An alternative possibility is to question whether the large C. lupus of the Palestine caves did in fact, as Kurtén suggested, give rise to C. l. arabs; and instead to suggest that C. l. arabs may be a long-established population, adapted to desert and semi-desert conditions in contrast to the forest-adapted C. lupus, and characterized by smaller size and a less specialized dentition. Indeed, the difference is large enough and of long enough standing to justify considering whether C. l. arabs should be recognized as a separate species. If so, the Douara Cave and Palegawra canids would both be attributable to this population, as also would other similar specimens, such as a mandible from Kebara C and a lower carnassial from Tabun C (Table 15. 4).

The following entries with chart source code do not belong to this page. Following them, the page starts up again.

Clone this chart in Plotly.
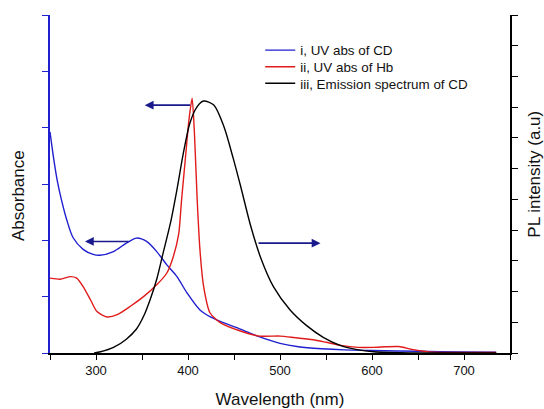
import plotly.graph_objects as go

# ---- data ----
cd_abs_wl = [250, 254, 258, 262, 268, 275, 286, 297, 304, 319, 333, 344, 355, 366, 377, 388, 399,
             413, 425, 435, 457, 478, 500, 520, 545, 570, 601, 650, 700, 735]
cd_abs = [0.785, 0.69, 0.61, 0.55, 0.475, 0.41, 0.368, 0.350, 0.347, 0.360, 0.390, 0.408, 0.396,
          0.360, 0.313, 0.271, 0.213, 0.153, 0.127, 0.112, 0.085, 0.057, 0.034, 0.022,
          0.015, 0.011, 0.009, 0.006, 0.004, 0.003]

hb_abs_wl = [250, 261, 272, 279, 286, 294, 301, 312, 323, 337, 352, 366, 377, 384, 390,
             393, 397, 401, 404.5, 407, 410, 413, 417, 424, 435, 457, 478, 500, 515, 536,
             550, 566, 585, 602, 615, 629, 645, 667, 700, 735]
hb_abs = [0.266, 0.262, 0.271, 0.266, 0.236, 0.189, 0.147, 0.128, 0.136, 0.165, 0.201,
          0.242, 0.284, 0.342, 0.425, 0.543, 0.685, 0.827, 0.905, 0.78, 0.543, 0.366,
          0.236, 0.142, 0.108, 0.078, 0.060, 0.060, 0.055, 0.047, 0.038, 0.027, 0.020,
          0.020, 0.022, 0.023, 0.012, 0.003, 0.002, 0.002]

pl_wl = [298, 305, 319, 333, 344, 352, 359, 366, 373, 381, 388, 395, 402, 410, 417, 428,
         439, 449, 457, 468, 479, 493, 511, 529, 547, 566, 584, 602, 630, 680, 735]
pl = [0.0, 0.004, 0.018, 0.045, 0.078, 0.121, 0.175, 0.240, 0.326, 0.424, 0.532, 0.651,
      0.748, 0.802, 0.820, 0.807, 0.737, 0.635, 0.545, 0.415, 0.310, 0.215, 0.140, 0.089,
      0.051, 0.024, 0.011, 0.004, 0.001, 0.0, 0.0]

x_ticks = list(range(250, 751, 50))
x_tick_text = [str(v) if v % 100 == 0 else "" for v in x_ticks]

names = ["i, UV abs of CD", "ii, UV abs of Hb", "iii, Emission spectrum of CD"]
colors = ["#1f1fd0", "#e01b1b", "#000000"]

FONT = "Liberation Sans, Arial, sans-serif"
TXT = "#111111"

fig = go.Figure()
fig.add_trace(go.Scatter(x=cd_abs_wl, y=cd_abs, name=names[0], mode="lines", legend="legend",
                         line=dict(color=colors[0], width=1.4, shape="spline", smoothing=0.8)))
fig.add_trace(go.Scatter(x=hb_abs_wl, y=hb_abs, name=names[1], mode="lines", legend="legend2",
                         line=dict(color=colors[1], width=1.4, shape="spline", smoothing=0.6)))
fig.add_trace(go.Scatter(x=pl_wl, y=pl, name=names[2], mode="lines", yaxis="y2", legend="legend3",
                         line=dict(color=colors[2], width=1.4, shape="spline", smoothing=0.8)))

arrow_color = "#1a1a8c"
arrows = [
    dict(head=(288, 0.396), tail=(337, 0.396)),
    dict(head=(353, 0.88), tail=(404, 0.88)),
    dict(head=(544, 0.39), tail=(475, 0.39)),
]
annotations = []
for a in arrows:
    annotations.append(dict(x=a["head"][0], y=a["head"][1], ax=a["tail"][0], ay=a["tail"][1],
                            xref="x", yref="y", axref="x", ayref="y", text="",
                            showarrow=True, arrowhead=2, arrowsize=1.1, arrowwidth=1.6,
                            arrowcolor=arrow_color))
annotations.append(dict(text="Absorbance", xref="paper", yref="paper", x=-0.067, y=0.465,
                        xanchor="center", yanchor="middle",
                        showarrow=False, textangle=-90, font=dict(size=17, color=TXT, family=FONT)))
annotations.append(dict(text="PL intensity (a.u)", xref="paper", yref="paper", x=1.054, y=0.53,
                        xanchor="center", yanchor="middle",
                        showarrow=False, textangle=-90, font=dict(size=17, color=TXT, family=FONT)))

leg_common = dict(x=0.457, xanchor="left", yanchor="top", bgcolor="rgba(0,0,0,0)",
                  font=dict(size=13.4, family=FONT, color=TXT))

fig.update_layout(
    width=544, height=409,
    margin=dict(l=50, r=34, t=15, b=56, autoexpand=False),
    paper_bgcolor="white", plot_bgcolor="white",
    font=dict(family=FONT, color=TXT),
    showlegend=True,
    legend=dict(y=0.941, **leg_common),
    legend2=dict(y=0.892, **leg_common),
    legend3=dict(y=0.843, **leg_common),
    xaxis=dict(range=[250, 750], tickvals=x_ticks, ticktext=x_tick_text, automargin=False,
               showgrid=False, zeroline=False, showline=True, linecolor="black", linewidth=1.5,
               ticks="outside", ticklen=5, tickcolor="black", tickwidth=1.2,
               tickfont=dict(size=13, family=FONT, color=TXT),
               title=dict(text="Wavelength (nm)", font=dict(size=17, family=FONT, color=TXT),
                          standoff=16)),
    yaxis=dict(range=[0, 1.2], dtick=0.2, tick0=0, showticklabels=False, automargin=False,
               showgrid=False, zeroline=False, showline=True, linecolor="#2020d0", linewidth=2,
               ticks="outside", ticklen=6, tickcolor="#2020d0", tickwidth=1.2),
    yaxis2=dict(range=[0, 1.1], dtick=0.1, tick0=0, showticklabels=False, overlaying="y", side="right",
                automargin=False,
                showgrid=False, zeroline=False, showline=True, linecolor="black", linewidth=1.5,
                ticks="outside", ticklen=6, tickcolor="black", tickwidth=1.2),
    annotations=annotations,
)

fig.write_html("out.html", config={"displayModeBar": False},
               post_script="document.body.style.margin='0';")
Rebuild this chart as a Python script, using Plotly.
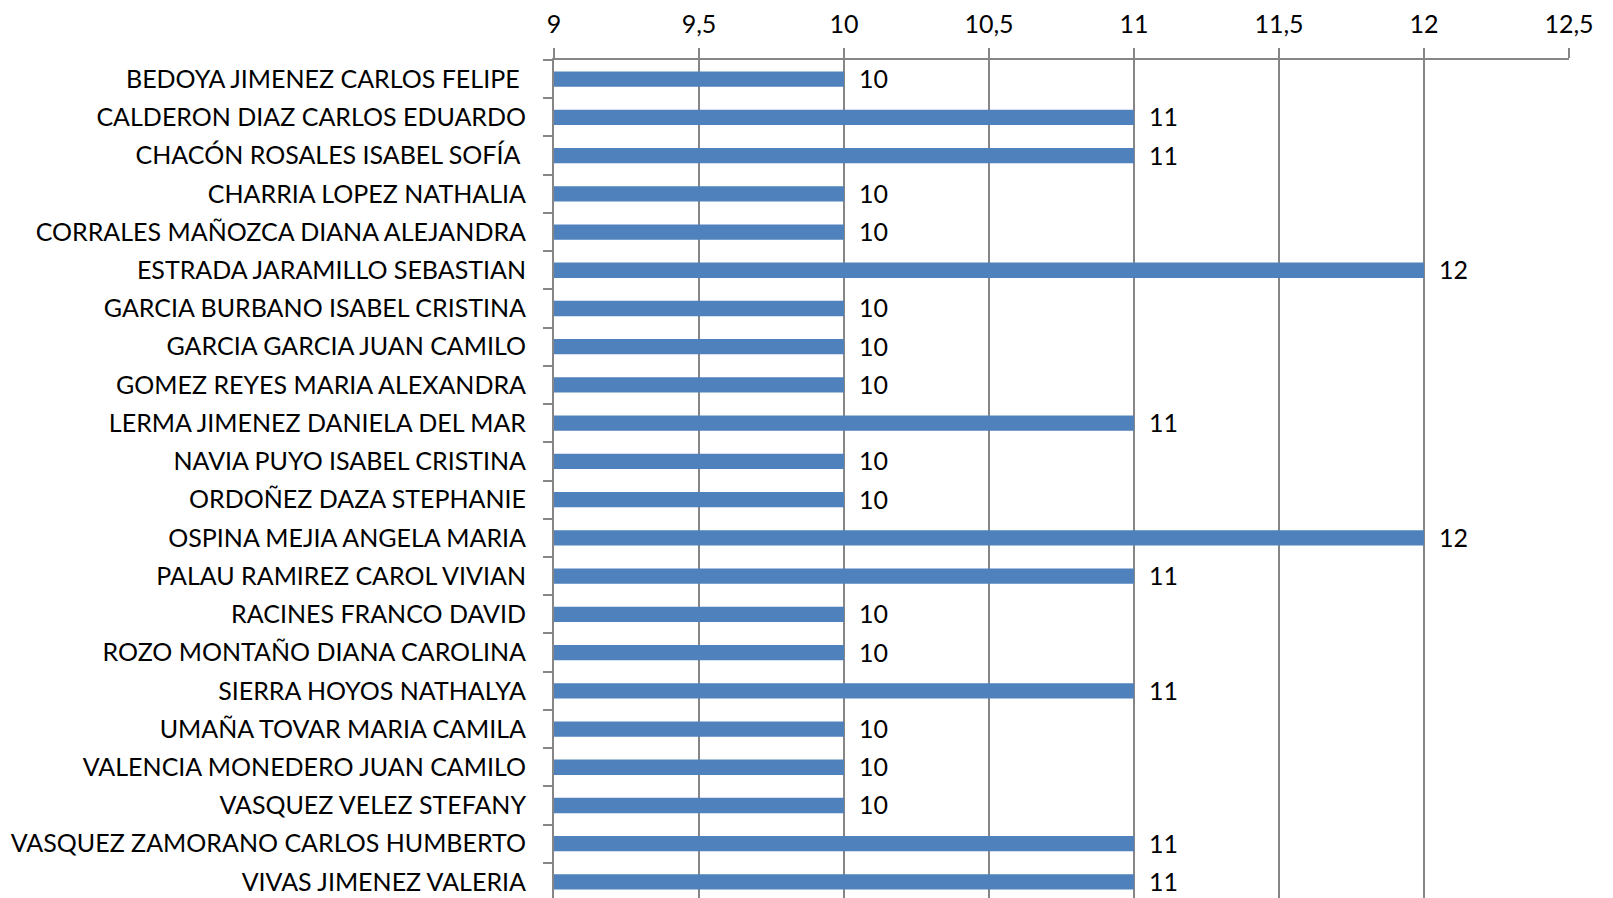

It may be significant in this context that all these specimens come from contexts with relatively dry indications, while there are no similar specimens from Ksar'Akil, with its consistently wetter and more wooded surroundings. The Tabun C specimen was identified as C. lupaster by Bate (1937); the Kebara C specimen was identified as Canis sp. by Bate (Garrod, 1954), and as C. lupus by Kurtén (1965), and is clearly similar to the Douara Cave and Palegawra canids in size, in the relationship between the lengths of P₄ and M₂, and in such dental features as the weak development of the postero-internal corner of M₂. Not all specimens identified in the past as C. lupaster are of this type; a pair of mandibles from Tabun D stands in clear contrast (Table 15. 4), as does a mandible from Zuttiyeh: both are smaller, and in the Tabun D specimen the relationship between the lengths of P₄ and M₂ is as in modern C. lupaster (Fig. 15. 34), and M₂ has a postero-internal cusplet.

If this suggestion is correct, the apparent size reduction in C. lupus from the large Pleistocene form to modern C. l. arabs is interpreted instead as a replacement of one population by another. The suggestions made here also have implications for the ancestry of domestic dogs, but discussion of this question is not relevant to the purpose of this report.